Salah satu pengalaman yang pernah dialaminya yakni Hoegeng kerap mendapatkan ancaman pembunuhan. Kisah itu tertulis dalam buku berjudul "Hoegeng: Polisi dan Menteri Teladan" yang ditulis oleh wartawan senior Kompas, Suhartono, penerbit Kompas.
Saat bertugas di kawasan pinggiran hutan di Kota Medan, Hoegeng pernah dijadikan sasaran penembak jitu (sniper). Sayangnya Hoegen tidak menceritakan dalam kasus apa dia dijadikan sasaran tembak. Dan Hoegen juga tidak menceritakan siapa pelaku penembakan tersebut.
Peluru-peluru itu pernah tertuju padanya, beruntung tidak ada yang mengenai sasaran. Rupanya dalam bertugas Hoegen tidak pernah mengenal kompromi, sehingga dirinya dijadikan sasaran tembak.
Meskipun Hoegeng lolos dari maut, namun pelaku penembakan tak juga diungkap dan diproses hukum lantaran kabur melarikan diri.

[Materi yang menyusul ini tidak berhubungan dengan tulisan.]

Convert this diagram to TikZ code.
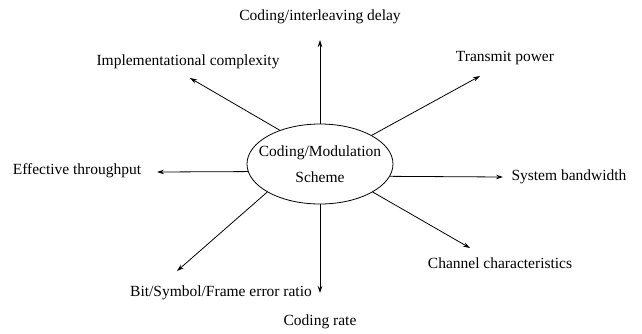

Selama bertugas di Medan serta menjabat sebagai Kepala Direktorat Reserse dan Kriminal (Ditserse dan Kriminal) Kantor Kepolisian Provinsi Sumatera Utara, Hoegen kerap keluar masuk daerah di Medan untuk menyergap pelaku perjudian dan penyelundupan.
Tak jarang, dalam penyergapan itu, ada oknum polisi ataupun tentara yang tertangkap menjadi backing. Bahkan ada yang terluka karena melarikan diri dan jatuh saat menghindari penyergapan.
Menurut Hoegeng, jika ada aparat penegak hukum yang bertugas di Medan, dan tidak mau kongkalikong dengan para pengusaha hitam, biasanya penugasannya memang tak mulus.
Bahkan, tugasnya bisa jadi tak akan berlangsung lama. Hoegen sendiri pernah dipanggil ke Jakarta serta diminta menjelaskan kasus-kasus penyelundupan yang kerap ditanganinya.
Serta pada akhirnya, Hoegeng ditarik kembali ke Jakarta tahun 1968. Namun sebelum ditarik ke Jakarta, Hoegen sempat mengikuti pendidikan Brigade Mobil (Brimob) di Porong, Sidoarjo, Jawa Timut pada Oktober 1959.
Hongen mengaku bangga sepulangnya bertugas di Medan. Sebab semuanya bisa dilakukan sesuai aturan dan prinsip hidupnya yang sederhana, jujur, dan tegas. Meskipun berisiko dengan keselamatan jiwanya.